$80 million gift to small mountain college maximizes impact
Gunnison, Colo. (November 26, 2018)—The Paul M. Rady School of Computer Science and Engineering, created with an $80 million gift from Denver oil and gas entrepreneur Paul Rady, represents an unconventional and uniquely promising solution to help tackle the dramatic and persistent shortage of computer science and engineering professionals in the U.S.—a gap between workforce demand and capacity that is growing more and more pronounced each year.
What makes this school unique is that it is a joint effort of Western Colorado University and the University of Colorado Boulder (CU). In an enterprising partnership, college students who would not otherwise have the opportunity to attend CU’s College of Engineering and Applied Science—one of the top-ranked engineering programs in the country—will be able to earn a prestigious CU degree while studying all four years on Western’s campus in Gunnison, a university known for student focus and teaching excellence.
The launch of the Rady School is unusual for another reason: While the vast majority of multimillion-dollar donations to U.S. universities in recent decades have gone to exclusive institutions that serve only a few elite students, this gift was purposefully given, instead, to a small, liberal arts university nestled in the Colorado mountains, where donor Paul Rady felt he could have the biggest and broadest impact on individual students as well as on the U.S. economy.
“Paul Rady wisely realized that the best way to increase the number of highly trained computer science and engineering graduates is to invest in a smaller, regional public university that has both a history of academic excellence and the physical capacity for enrollment growth,” says Greg Salsbury, president of Western Colorado University, home of the new Paul M. Rady School. “That makes Western Colorado University the ideal place for the new school.”
Best-selling Canadian author and public speaker Malcolm Gladwell has long argued that donors can have the biggest impact by supporting lesser-known universities that are not already among the richest organizations in the world. Harvard’s 2018 endowment, for example, is $39.2 billion, Yale’s tallies $29.4 billion, and Stanford’s totals $26.5 billion. While these and similar high-profile national universities have historically garnered the lion’s share of multimillion-dollar donations, Gladwell has pointed out, they serve a small, exclusive clientele and consequently have limited impact on the U.S. workforce.
The decision to launch the Rady School on the campus of Western Colorado University in Gunnison was based on Western’s long-standing reputation for academic excellence, its capacity for rapid growth, and, of course, a willingness to enter a groundbreaking partnership with CU’s College of Engineering and Applied Science. Ultimately, Western’s President Salsbury believes that this approach offers a cost-effective way expand the nation’s highly-skilled workforce, both in numbers and in geography.

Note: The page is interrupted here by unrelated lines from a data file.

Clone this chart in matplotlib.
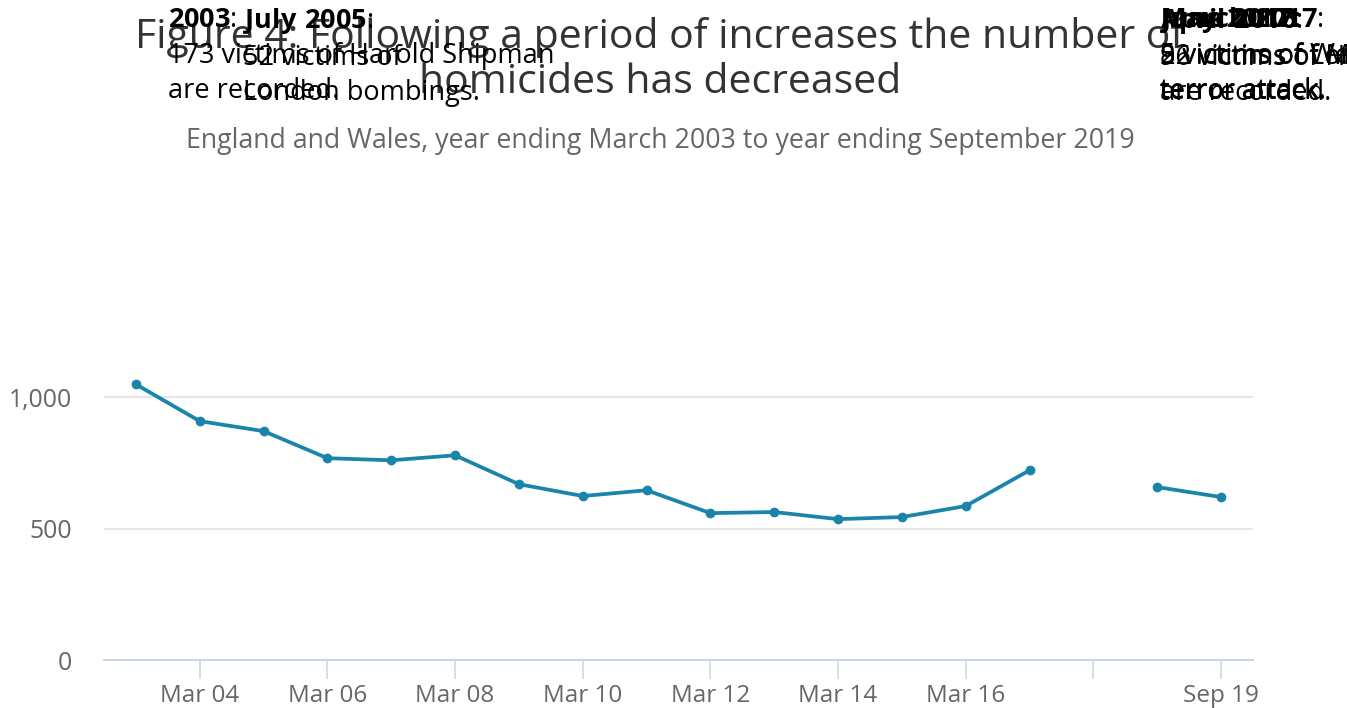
import matplotlib
matplotlib.use("Agg")
import matplotlib.pyplot as plt
import numpy as np

plt.rcParams['font.family'] = ['Open Sans', 'DejaVu Sans']
plt.rcParams['mathtext.fontset'] = 'custom'
plt.rcParams['mathtext.rm'] = 'Open Sans'
plt.rcParams['mathtext.bf'] = 'Open Sans:bold'

categories = ["Mar 03", "Mar 04", "Mar 05", "Mar 06", "Mar 07", "Mar 08", "Mar 09",
              "Mar 10", "Mar 11", "Mar 12", "Mar 13", "Mar 14", "Mar 15", "Mar 16",
              "Mar 17", "Mar 18", "Mar 19", "Sep 19"]
homicides = [1049, 909, 871, 768, 760, 779, 669, 624, 646, 559, 563, 536, 544, 586,
             722, np.nan, 658, 620]
tick_labels = ["Mar 04", "Mar 06", "Mar 08", "Mar 10", "Mar 12", "Mar 14", "Mar 16", "", "Sep 19"]
yticks = [0, 500, 1000]

title = "Figure 4: Following a period of increases the number of\nhomicides has decreased"
subtitle = "England and Wales, year ending March 2003 to year ending September 2019"

W, H = 1347, 708
fig = plt.figure(figsize=(W / 100, H / 100), dpi=100)
ax = fig.add_axes([104 / W, (H - 660) / H, 1149 / W, 473 / H])

x = np.arange(len(categories))
ax.plot(x, homicides, color="#1a84ab", lw=2.7, marker="o", ms=6, zorder=3)

ax.set_xlim(-0.5, len(categories) - 0.5)
ax.set_ylim(0, 1800)
ax.set_yticks(yticks)
ax.set_yticklabels([f"{v:,}" for v in yticks])
ax.set_xticks(x[1::2])
ax.set_xticklabels(tick_labels)
ax.grid(axis="y", color="#e6e6e6", lw=1.5)
ax.set_axisbelow(True)
for s in ["top", "right", "left"]:
    ax.spines[s].set_visible(False)
ax.spines["bottom"].set_color("#ccd6eb")
ax.spines["bottom"].set_linewidth(1.5)
ax.tick_params(axis="x", length=14, width=1.2, color="#ccd6eb", labelsize=17.5,
               labelcolor="#666666", pad=3)
ax.tick_params(axis="y", length=0, labelsize=17.8, labelcolor="#666666", pad=23)

fig.text(0.49, 1 - 60 / H, title, ha="center", va="center", fontsize=29.5,
         color="#333333", linespacing=1.18)
fig.text(0.49, 1 - 141 / H, subtitle, ha="center", va="center", fontsize=19.3,
         color="#666666")

ann_kw = dict(ha="left", va="top", fontsize=19.5, color="black", linespacing=1.36)
fig.text(168 / W, 1 - 6 / H, "$\\mathbf{2003}$:\n173 victims of Harold Shipman\nare recorded.", **ann_kw)
fig.text(243 / W, 1 - 6 / H, "$\\mathbf{July\\ 2005}$:\n52 victims of\nLondon bombings.", **ann_kw)
fig.text(1160 / W, 1 - 6 / H, "$\\mathbf{April\\ 2016}$:\n96 victims of Hillsborough\nare recorded.", **ann_kw)
fig.text(1160 / W, 1 - 6 / H, "$\\mathbf{March\\ 2017}$:\n5 victims of Westminster\nterror attack.", **ann_kw)
fig.text(1160 / W, 1 - 6 / H, "$\\mathbf{May\\ 2017}$:\n22 victims of Manchester\nterror attack.", **ann_kw)
fig.text(1160 / W, 1 - 6 / H, "$\\mathbf{June\\ 2017}$:\n8 victims of London Bridge\nterror attack.", **ann_kw)

fig.savefig("out.png", dpi=100, facecolor="white")
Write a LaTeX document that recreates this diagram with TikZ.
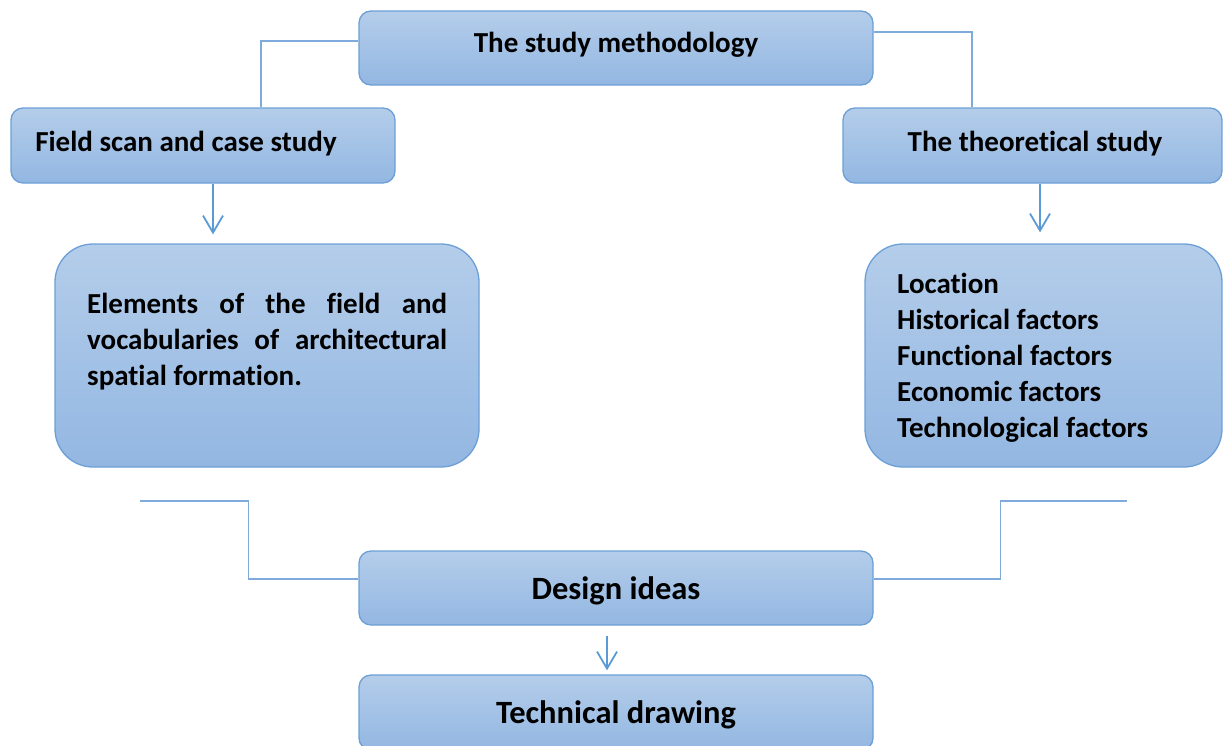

The need is staggering. In 2016, for example, roughly 3 million more STEM-related job openings were posted online nationwide than the number of available professionals who could potentially fill them, according to a recent study by the New American Economy Research Fund.
Code.org, a nonprofit dedicated to expanding access to computer science, noted that last year there were 10 times more open computing jobs than graduates in the field—some 540,000 open computing jobs. In 2016, the Obama administration projected that this number would nearly triple by 2020 to some 1.4 million openings.
The growing demand for high-tech professionals is driven by a broad and expanding need for computer specializations in software engineering, artificial intelligence, big data applications, and the Internet of Things.
If America is to remain a leader in the emerging computing-based economy, government, business, and academia must expand partnerships that strategically address the demand for high-tech workers in computer science and engineering. That involves looking beyond the few wealthy, elite institutions to build innovative enterprises with regional public universities that offer academic excellence while expanding access to a broader, more diverse student population.
President Salsbury hopes that future-focused business leaders will follow Rady’s lead to have a profound impact on the future by funding leading-edge programs that broaden access to technological degrees. “It’s through this kind of innovative, future-oriented public-private partnership that the U.S. will be able to continue to sustain its global leadership in the coming years,” says Salsbury.